A vigilância mal temperada

O destemperado controle do acesso aos recursos genéticos, amparado em uma legislação equivocada, tem paralisado o progresso do conhecimento cientifico necessário para garantir o próprio controle do patrimônio que eles representam. Seja ele efetivo ou p

Há um imbróglio no exercício das estratégicas funções públicas de produzir conhecimento zoobotânico  e de controlar o acesso ao material biológico ‘in situ’ de modo a proteger os interesses nacionais e  “preservar os equilíbrios ecológicos para as próximas gerações” (Art 225 Constituição ).


 


 


Desatar esse nó é tarefa política e cientifica fundamental, para que essas duas funções , estratégicas para o desenvolvimento e a soberania, sejam efetivamente  cumpridas pelas instituições que as receberam como  missão.


 


 


Hoje os pesquisadores das instituições de ensino superior e de pesquisa são vistos pelos órgãos de vigilancia e ''proteção'' ambiental como potenciais infratores ou perigosos biopiratas.
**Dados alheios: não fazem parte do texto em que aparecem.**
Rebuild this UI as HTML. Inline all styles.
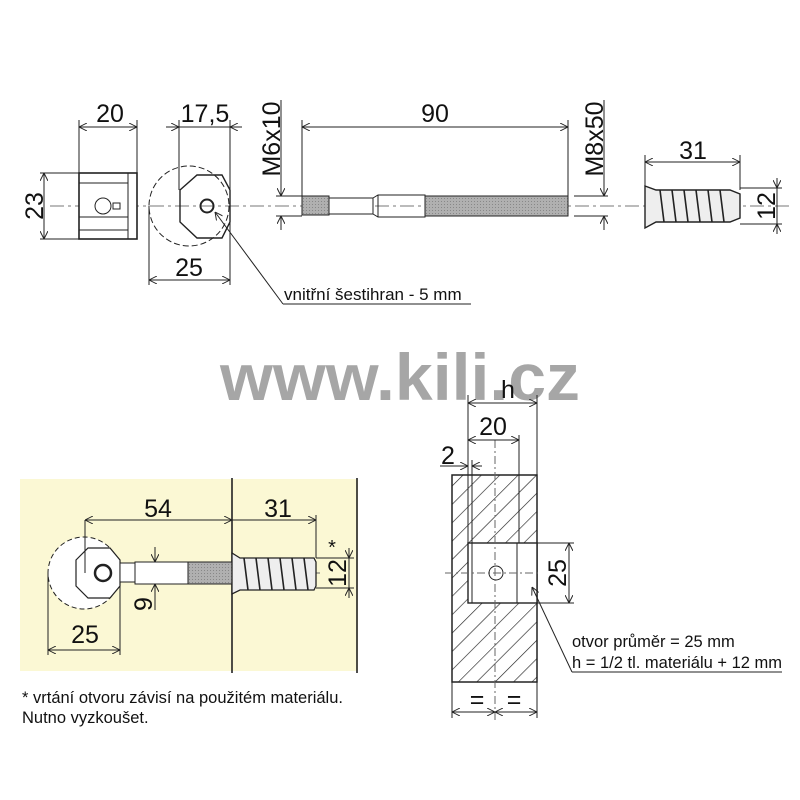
<!DOCTYPE html>
<html><head><style>body{margin:0;background:#fff}svg{display:block}</style></head>
<body>
<svg width="800" height="800" viewBox="0 0 800 800" xmlns="http://www.w3.org/2000/svg" font-family="Liberation Sans, Arial, sans-serif">
<defs>
<marker id="a" viewBox="0 0 10 10" refX="10" refY="5" markerWidth="8" markerHeight="8" orient="auto-start-reverse" markerUnits="userSpaceOnUse"><path d="M0,0 L10,5 L0,10" fill="none" stroke="#222" stroke-width="1.2"/></marker>
<pattern id="h" width="13" height="13" patternUnits="userSpaceOnUse" patternTransform="rotate(45)"><line x1="0" y1="0" x2="0" y2="13" stroke="#222" stroke-width="1.3"/></pattern>
<pattern id="thr" width="3" height="3" patternUnits="userSpaceOnUse"><rect width="3" height="3" fill="#b0b0b0"/><rect width="1" height="1" fill="#888"/></pattern>
</defs>
<g stroke="#222" fill="none" stroke-width="1">
<line x1="50" y1="206" x2="790" y2="206" stroke-dasharray="14,4,3,4" stroke="#777"/>
<rect x="79" y="173" width="58" height="66" fill="#fff" stroke-width="1.6"/>
<line x1="79" y1="183" x2="128" y2="183"/><line x1="79" y1="217" x2="128" y2="217"/><line x1="79" y1="230" x2="128" y2="230"/>
<line x1="128" y1="173" x2="128" y2="239"/>
<circle cx="103" cy="206" r="8"/><path d="M113,203 h7 v6 h-7 z"/>
<line x1="79" y1="120" x2="79" y2="173"/><line x1="137" y1="120" x2="137" y2="173"/>
<line x1="79" y1="127" x2="137" y2="127" marker-start="url(#a)" marker-end="url(#a)"/>
<line x1="40" y1="173" x2="79" y2="173"/><line x1="40" y1="239" x2="79" y2="239"/>
<line x1="44" y1="173" x2="44" y2="239" marker-start="url(#a)" marker-end="url(#a)"/>
<circle cx="189" cy="206" r="40" stroke-dasharray="6,3"/>
<polygon points="180,190 197,175 222,175 230,190 230,222 222,238 197,238 180,222" stroke-width="1.4"/>
<circle cx="207" cy="206" r="6.5" stroke-width="2"/>
<line x1="179" y1="120" x2="179" y2="190"/><line x1="230" y1="120" x2="230" y2="285"/><line x1="149" y1="206" x2="149" y2="285"/>
<line x1="166" y1="127" x2="179" y2="127" marker-end="url(#a)"/><line x1="179" y1="127" x2="230" y2="127"/><line x1="242" y1="127" x2="230" y2="127" marker-end="url(#a)"/>
<line x1="149" y1="280" x2="230" y2="280" marker-start="url(#a)" marker-end="url(#a)"/>
<polyline points="283,304 215,212" marker-end="url(#a)"/><line x1="283" y1="304" x2="471" y2="304"/>
<rect x="302" y="196" width="27" height="19" fill="url(#thr)"/>
<rect x="329" y="198" width="44" height="16" fill="#fff"/>
<path d="M373,198 L378,195 L425,195 L425,217 L378,217 L373,214"/>
<line x1="378" y1="195" x2="378" y2="217"/>
<rect x="425" y="196" width="143" height="20" fill="url(#thr)"/>
<line x1="302" y1="120" x2="302" y2="196"/><line x1="568" y1="120" x2="568" y2="196"/>
<line x1="302" y1="127" x2="568" y2="127" marker-start="url(#a)" marker-end="url(#a)"/>
<line x1="276" y1="196" x2="302" y2="196"/><line x1="276" y1="216" x2="302" y2="216"/>
<line x1="281" y1="100" x2="281" y2="196" marker-end="url(#a)"/><line x1="281" y1="230" x2="281" y2="216" marker-end="url(#a)"/>
<line x1="574" y1="196" x2="608" y2="196"/><line x1="574" y1="216" x2="608" y2="216"/>
<line x1="604" y1="100" x2="604" y2="196" marker-end="url(#a)"/><line x1="604" y1="230" x2="604" y2="216" marker-end="url(#a)"/>
<path d="M645,186 L656,190 L730,190 L740,194 L740,218 L730,222 L656,222 L645,228 Z" fill="#eee" stroke-width="1.4"/>
<g stroke-width="1.6"><path d="M660,190 l4,32 M672,190 l4,32 M684,190 l4,32 M696,190 l4,32 M708,190 l4,32 M720,190 l4,32"/></g>
<line x1="645" y1="155" x2="645" y2="186"/><line x1="740" y1="155" x2="740" y2="190"/>
<line x1="645" y1="162" x2="740" y2="162" marker-start="url(#a)" marker-end="url(#a)"/>
<line x1="740" y1="188" x2="782" y2="188"/><line x1="740" y1="224" x2="782" y2="224"/>
<line x1="777" y1="178" x2="777" y2="188" marker-end="url(#a)"/><line x1="777" y1="188" x2="777" y2="224"/><line x1="777" y1="234" x2="777" y2="224" marker-end="url(#a)"/>
</g>
<g font-size="25" fill="#111" text-anchor="middle">
<text x="110" y="122">20</text><text x="205" y="122">17,5</text><text x="435" y="122">90</text><text x="693" y="159">31</text>
<text x="189" y="276">25</text>
<text transform="translate(43,206) rotate(-90)">23</text>
<text transform="translate(280,139) rotate(-90)">M6x10</text>
<text transform="translate(603,139) rotate(-90)">M8x50</text>
<text transform="translate(775,206) rotate(-90)">12</text>
</g>
<text x="284" y="300" font-size="17" fill="#111">vnitřní šestihran - 5 mm</text>
<text x="220" y="400" font-size="66" font-weight="bold" fill="#a6a6a6" textLength="360" lengthAdjust="spacingAndGlyphs">www.kili.cz</text>
<rect x="20" y="479" width="338" height="192" fill="#fbf8d4"/>
<g stroke="#222" fill="none" stroke-width="1">
<line x1="232" y1="478" x2="232" y2="673" stroke-width="1.6"/><line x1="357" y1="478" x2="357" y2="673" stroke-width="1.6"/>
<line x1="65" y1="573" x2="320" y2="573" stroke-dasharray="10,3,3,3" stroke="#666"/>
<circle cx="84" cy="573" r="36" stroke-dasharray="5,3" fill="#fff"/>
<polygon points="76,560 88,548 110,548 120,560 120,586 110,598 88,598 76,586" fill="#fff" stroke-width="1.2"/>
<circle cx="103" cy="573" r="8" stroke-width="2.5"/>
<rect x="120" y="563" width="15" height="19" fill="#fff"/>
<rect x="135" y="562" width="53" height="22" fill="#fff"/>
<rect x="188" y="562" width="44" height="22" fill="url(#thr)"/>
<path d="M232,553 L240,558 L314,558 L316,562 L316,586 L314,590 L240,590 L232,594 Z" fill="#eee" stroke-width="1.3"/>
<g stroke-width="1.6"><path d="M244,558 l4,32 M256,558 l4,32 M268,558 l4,32 M280,558 l4,32 M292,558 l4,32 M304,558 l4,32"/></g>
<line x1="85" y1="520" x2="85" y2="573"/><line x1="316" y1="515" x2="316" y2="558"/>
<line x1="85" y1="520" x2="232" y2="520" marker-start="url(#a)" marker-end="url(#a)"/>
<line x1="232" y1="520" x2="316" y2="520" marker-end="url(#a)"/>
<line x1="316" y1="558" x2="354" y2="558"/><line x1="316" y1="588" x2="354" y2="588"/>
<line x1="349" y1="548" x2="349" y2="558" marker-end="url(#a)"/><line x1="349" y1="558" x2="349" y2="588"/><line x1="349" y1="598" x2="349" y2="588" marker-end="url(#a)"/>
<line x1="155" y1="547" x2="155" y2="562" marker-end="url(#a)"/><line x1="155" y1="610" x2="155" y2="584" marker-end="url(#a)"/>
<line x1="48" y1="573" x2="48" y2="655"/><line x1="120" y1="584" x2="120" y2="655"/>
<line x1="48" y1="650" x2="120" y2="650" marker-start="url(#a)" marker-end="url(#a)"/>
</g>
<g font-size="25" fill="#111" text-anchor="middle">
<text x="158" y="517">54</text><text x="278" y="517">31</text><text x="85" y="643">25</text>
<text transform="translate(346,573) rotate(-90)">12</text>
<text transform="translate(152,604) rotate(-90)">9</text>
<text x="332" y="554" font-size="20">*</text>
</g>
<text x="22" y="703" font-size="16.5" fill="#111">* vrtání otvoru závisí na použitém materiálu.</text>
<text x="22" y="723" font-size="16.5" fill="#111">Nutno vyzkoušet.</text>
<g stroke="#222" fill="none" stroke-width="1">
<rect x="452" y="475" width="85" height="207" fill="url(#h)" stroke-width="1.5"/>
<rect x="468" y="543" width="69" height="60" fill="#fff" stroke-width="1.4"/>
<line x1="472" y1="543" x2="472" y2="603"/><line x1="517" y1="543" x2="517" y2="603"/>
<circle cx="496" cy="573" r="7"/>
<line x1="495" y1="440" x2="495" y2="720" stroke-dasharray="8,3,2,3" stroke="#666"/>
<line x1="445" y1="573" x2="540" y2="573" stroke-dasharray="8,3,2,3" stroke="#666"/>
<line x1="468" y1="395" x2="468" y2="543"/><line x1="537" y1="395" x2="537" y2="475"/><line x1="519" y1="435" x2="519" y2="543"/><line x1="472" y1="460" x2="472" y2="543"/>
<line x1="468" y1="403" x2="537" y2="403" marker-start="url(#a)" marker-end="url(#a)"/>
<line x1="468" y1="440" x2="519" y2="440" marker-start="url(#a)" marker-end="url(#a)"/>
<line x1="440" y1="466" x2="468" y2="466" marker-end="url(#a)"/><line x1="482" y1="466" x2="472" y2="466" marker-end="url(#a)"/>
<line x1="537" y1="543" x2="574" y2="543"/><line x1="537" y1="603" x2="574" y2="603"/>
<line x1="569" y1="543" x2="569" y2="603" marker-start="url(#a)" marker-end="url(#a)"/>
<line x1="452" y1="682" x2="452" y2="718"/><line x1="537" y1="682" x2="537" y2="718"/>
<line x1="452" y1="712" x2="495" y2="712" marker-start="url(#a)" marker-end="url(#a)"/>
<line x1="495" y1="712" x2="537" y2="712" marker-start="url(#a)" marker-end="url(#a)"/>
<line x1="572" y1="672" x2="532" y2="587" marker-end="url(#a)"/><line x1="572" y1="672" x2="782" y2="672"/>
</g>
<g font-size="25" fill="#111" text-anchor="middle">
<text x="508" y="398">h</text><text x="493" y="435">20</text><text x="448" y="464">2</text>
<text transform="translate(566,573) rotate(-90)">25</text>
<text x="477" y="708">=</text><text x="514" y="708">=</text>
</g>
<text x="572" y="647" font-size="16.5" fill="#111">otvor průměr = 25 mm</text>
<text x="572" y="668" font-size="16.5" fill="#111">h = 1/2 tl. materiálu + 12 mm</text>
</svg>
</body></html>
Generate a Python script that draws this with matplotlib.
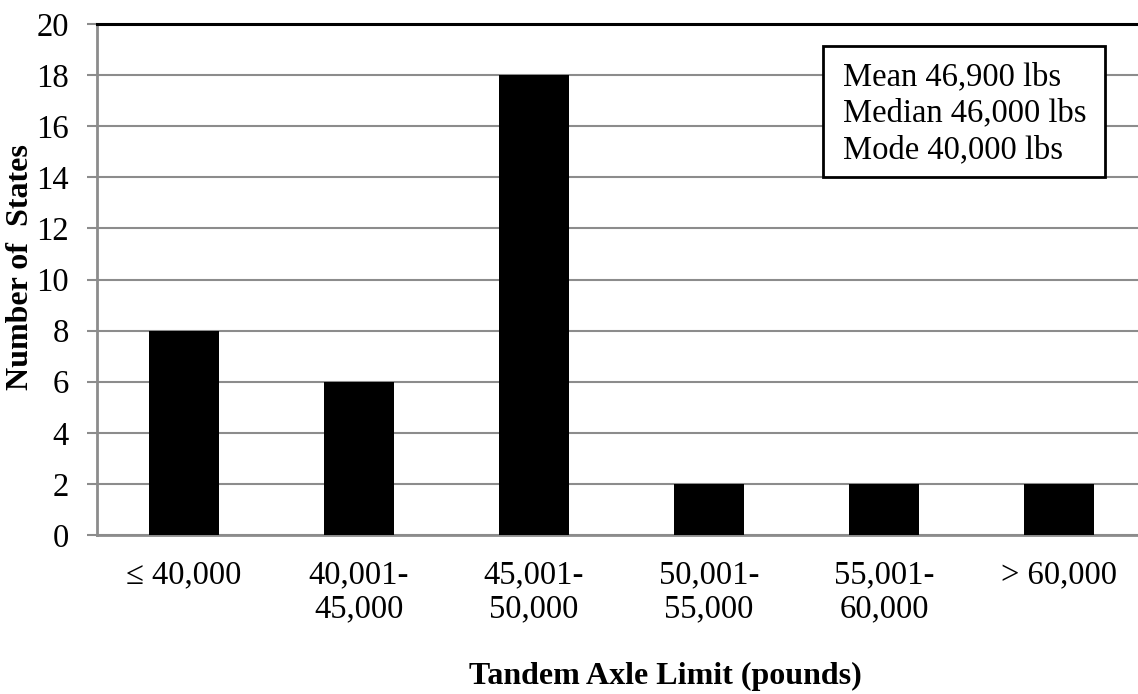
import matplotlib
matplotlib.use("Agg")
import matplotlib.pyplot as plt
from matplotlib.patches import Rectangle

categories = ["\u2264 40,000", "40,001-\n45,000", "45,001-\n50,000",
              "50,001-\n55,000", "55,001-\n60,000", "> 60,000"]
states = [8, 6, 18, 2, 2, 2]
yticks = [0, 2, 4, 6, 8, 10, 12, 14, 16, 18, 20]
stats_lines = ["Mean 46,900 lbs", "Median 46,000 lbs", "Mode 40,000 lbs"]

plt.rcParams["font.family"] = ["Liberation Serif", "DejaVu Serif"]

W, H = 1138, 694
fig = plt.figure(figsize=(W / 100, H / 100), dpi=100)
ax = fig.add_axes([96.5 / W, 1 - 535 / H, 1050 / W, (535 - 24) / H])

x = list(range(len(categories)))
ax.bar(x, states, width=0.4, color="black", zorder=3)

ax.set_xlim(-0.5, len(categories) - 0.5)
ax.set_ylim(0, 20)
ax.set_yticks(yticks)
ax.set_xticks(x)
ax.set_xticklabels(categories, fontsize=23.5, linespacing=1.12)
ax.tick_params(axis="y", labelsize=23.5, length=7, color="#8c8c8c", width=1.5, pad=13)
ax.tick_params(axis="x", length=0, pad=18)

ax.grid(axis="y", color="#8c8c8c", linewidth=1.5, zorder=0)
ax.axhline(20, color="black", linewidth=2.2, zorder=4, clip_on=False)

for side in ("top", "right"):
    ax.spines[side].set_visible(False)
for side in ("left", "bottom"):
    ax.spines[side].set_color("#8c8c8c")
    ax.spines[side].set_linewidth(2)

# axis titles
fig.text(21 / W, 1 - 267 / H, "Number of  States", fontsize=23, fontweight="bold",
         rotation=90, ha="center", va="center")
fig.text(665 / W, 1 - 676 / H, "Tandem Axle Limit (pounds)", fontsize=23,
         fontweight="bold", ha="center", va="center")

# summary statistics box
fig.add_artist(Rectangle((823 / W, 1 - 177 / H), (1105 - 823) / W, (177 - 46) / H,
                         transform=fig.transFigure, facecolor="white",
                         edgecolor="black", linewidth=2, zorder=5))
for i, line in enumerate(stats_lines):
    fig.text(843 / W, 1 - (85 + 36.7 * i) / H, line, fontsize=23.5,
             ha="left", va="baseline", zorder=6)

fig.savefig("out.png", dpi=100)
Uma guerra surda  compromete os melhores propósitos de ambas as partes.


 


 


Paradoxalmente, para produzir hoje os conhecimentos necessários para reduzir as nossas incertezas em biologia, é necessário submeter à aprovação da burocracia dos órgãos de controle, o resultado das próprias pesquisas que se deseja realizar…  antes mesmo de alcançar os resultados desejados.


 


 


A ausência de claras diretrizes de Governo e de Estado que orientem a política de proteção do patrimônio genético  tem acirrado os conflitos, causando graves danos tanto à sua proteção quanto ao conhecimento necessário para sua adequada conservação.


 


 


De fato não é possível imaginar que se deva proteger ''tudo o que se move na terra e no ar''. Entender a natureza dos seres vivos é necessário para promover e implementar políticas públicas seletivas de conservação e vigilância da diversidade biologica.


 


 


Há, de fato, uma recorrente confusão que impede um sereno exame dessa questão: não se distinguem, quando se trata da biologia e do meio ambiente, os fatos e fenômenos fundamentais, semelhantes na física à indução magnética ou aos efeitos da força gravitacional, das suas aplicações como por exemplo a produção de luz elétrica ou a construção de uma máquina bate-estacas.


 


 


Se no primeiro caso o conhecimento é de caráter universal e não pode ser considerado propriedade de ninguém, no segundo a aplicação pode vir a ser objeto de patente, nos termos de uma lei de propriedade industrial.


 


 


Um outro exemplo, biológico, seria a classificação de um sapo, que não pode ser propriedade de ninguém, enquanto a utilização de uma secreção, do mesmo sapo, para a produção de um medicamento esta sim pode ser objeto de patente.


 


 


Permitir a livre produção de conhecimentos fundamentais, como classificar e catalogar, e ''controlar'' as aplicações que possam advir destes conhecimentos (não há secreção sem sapo ou fitofarmaco sem planta), constitui um desafio que cientistas e políticos devem equacionar e resolver, para que o interesse nacional seja protegido, tanto de apropriações indevidas como de precauções  exacerbadas.


 



Registrar  a metamorfose de uma lagarta em borboleta, fotografar uma planta, um pássaro, gravar seu canto, são atividades que devem ser necessariamente de livre acesso a qualquer cidadão deste mundo, seja ele brasileiro ou não.


 


 


Se, para observar os astros fosse necessário obter uma licença especial  de algum órgão de proteção das estrelas, não saberíamos porque o nosso Sol continuará a brilhar ainda por muito e muito tempo.


 


 


Houve tempo em que observar os céus era uma heresia. Galileu foi condenado, e abjurou. Vencida a intolerância, os astrônomos  nunca mais atribuíram às estrelas nomes de santos. 


 



Obviamente o comércio das gravações do canto de pássaros pode e deve ser disciplinado, mas a pesquisa para decifrar o seu significado não. Os segredos do canto das aves não é patrimônio de uma ou outra nação.


 


 


Mesmo porque as aves que aqui gorjeiam, atravessam a fronteira sem ''lenço e nem documento'' e lá , na outra margem, também gorjeiam ….para desespero dos agentes de vigilância ambiental.